### What to do
Repeat every record exactly, but keep images out of the copy.

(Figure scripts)
◆ ◆ ◆ ◆
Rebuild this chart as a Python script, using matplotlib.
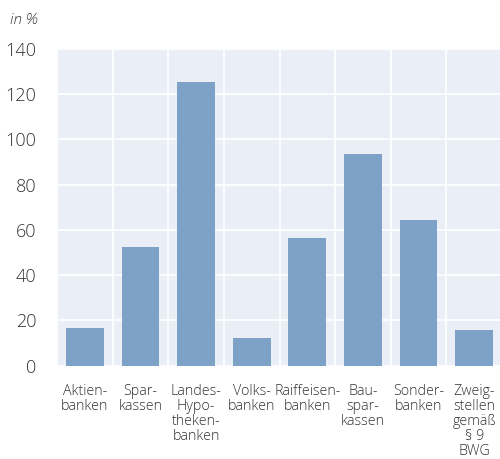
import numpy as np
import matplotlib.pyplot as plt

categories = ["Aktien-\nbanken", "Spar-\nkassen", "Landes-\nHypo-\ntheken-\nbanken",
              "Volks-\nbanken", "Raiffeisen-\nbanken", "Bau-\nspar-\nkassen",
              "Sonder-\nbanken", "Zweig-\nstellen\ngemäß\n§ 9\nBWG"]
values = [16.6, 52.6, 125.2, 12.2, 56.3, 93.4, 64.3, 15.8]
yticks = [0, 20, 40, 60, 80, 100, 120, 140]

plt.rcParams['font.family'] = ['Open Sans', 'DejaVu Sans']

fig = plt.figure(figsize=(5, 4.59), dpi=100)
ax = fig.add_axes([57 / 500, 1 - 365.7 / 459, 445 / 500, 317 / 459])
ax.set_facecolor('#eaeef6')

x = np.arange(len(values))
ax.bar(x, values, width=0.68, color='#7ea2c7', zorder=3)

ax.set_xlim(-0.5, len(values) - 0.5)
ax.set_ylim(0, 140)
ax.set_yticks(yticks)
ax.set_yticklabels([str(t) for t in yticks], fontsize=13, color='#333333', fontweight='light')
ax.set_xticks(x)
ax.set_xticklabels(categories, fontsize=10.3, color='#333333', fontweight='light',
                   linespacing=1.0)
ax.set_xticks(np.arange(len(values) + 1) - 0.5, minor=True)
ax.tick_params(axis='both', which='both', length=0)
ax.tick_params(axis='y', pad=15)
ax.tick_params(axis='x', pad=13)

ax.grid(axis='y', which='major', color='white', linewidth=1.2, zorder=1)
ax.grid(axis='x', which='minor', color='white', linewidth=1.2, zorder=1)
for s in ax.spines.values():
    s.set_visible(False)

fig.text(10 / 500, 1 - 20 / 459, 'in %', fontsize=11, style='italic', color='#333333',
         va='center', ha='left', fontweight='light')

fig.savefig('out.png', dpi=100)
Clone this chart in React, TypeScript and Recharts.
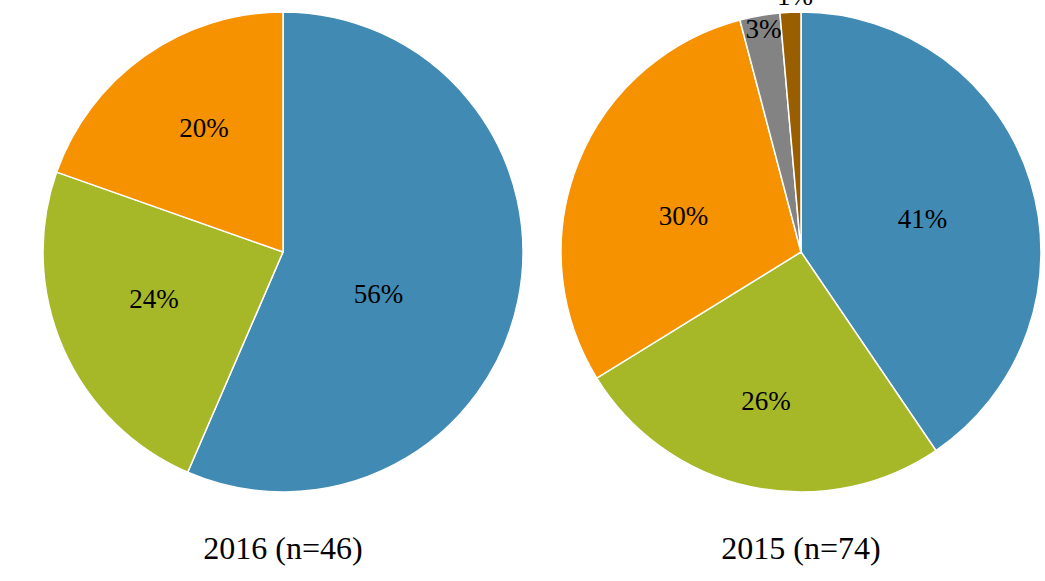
◆ ◆ ◆ ◆
### Task response
Rebuild this chart as a Python script, using matplotlib.
import numpy as np
import matplotlib.pyplot as plt

categories = ["Aktien-\nbanken", "Spar-\nkassen", "Landes-\nHypo-\ntheken-\nbanken",
              "Volks-\nbanken", "Raiffeisen-\nbanken", "Bau-\nspar-\nkassen",
              "Sonder-\nbanken", "Zweig-\nstellen\ngemäß\n§ 9\nBWG"]
values = [16.6, 52.6, 125.2, 12.2, 56.3, 93.4, 64.3, 15.8]
yticks = [0, 20, 40, 60, 80, 100, 120, 140]

plt.rcParams['font.family'] = ['Open Sans', 'DejaVu Sans']

fig = plt.figure(figsize=(5, 4.59), dpi=100)
ax = fig.add_axes([57 / 500, 1 - 365.7 / 459, 445 / 500, 317 / 459])
ax.set_facecolor('#eaeef6')

x = np.arange(len(values))
ax.bar(x, values, width=0.68, color='#7ea2c7', zorder=3)

ax.set_xlim(-0.5, len(values) - 0.5)
ax.set_ylim(0, 140)
ax.set_yticks(yticks)
ax.set_yticklabels([str(t) for t in yticks], fontsize=13, color='#333333', fontweight='light')
ax.set_xticks(x)
ax.set_xticklabels(categories, fontsize=10.3, color='#333333', fontweight='light',
                   linespacing=1.0)
ax.set_xticks(np.arange(len(values) + 1) - 0.5, minor=True)
ax.tick_params(axis='both', which='both', length=0)
ax.tick_params(axis='y', pad=15)
ax.tick_params(axis='x', pad=13)

ax.grid(axis='y', which='major', color='white', linewidth=1.2, zorder=1)
ax.grid(axis='x', which='minor', color='white', linewidth=1.2, zorder=1)
for s in ax.spines.values():
    s.set_visible(False)

fig.text(10 / 500, 1 - 20 / 459, 'in %', fontsize=11, style='italic', color='#333333',
         va='center', ha='left', fontweight='light')

fig.savefig('out.png', dpi=100)
Clone this chart in React, TypeScript and Recharts.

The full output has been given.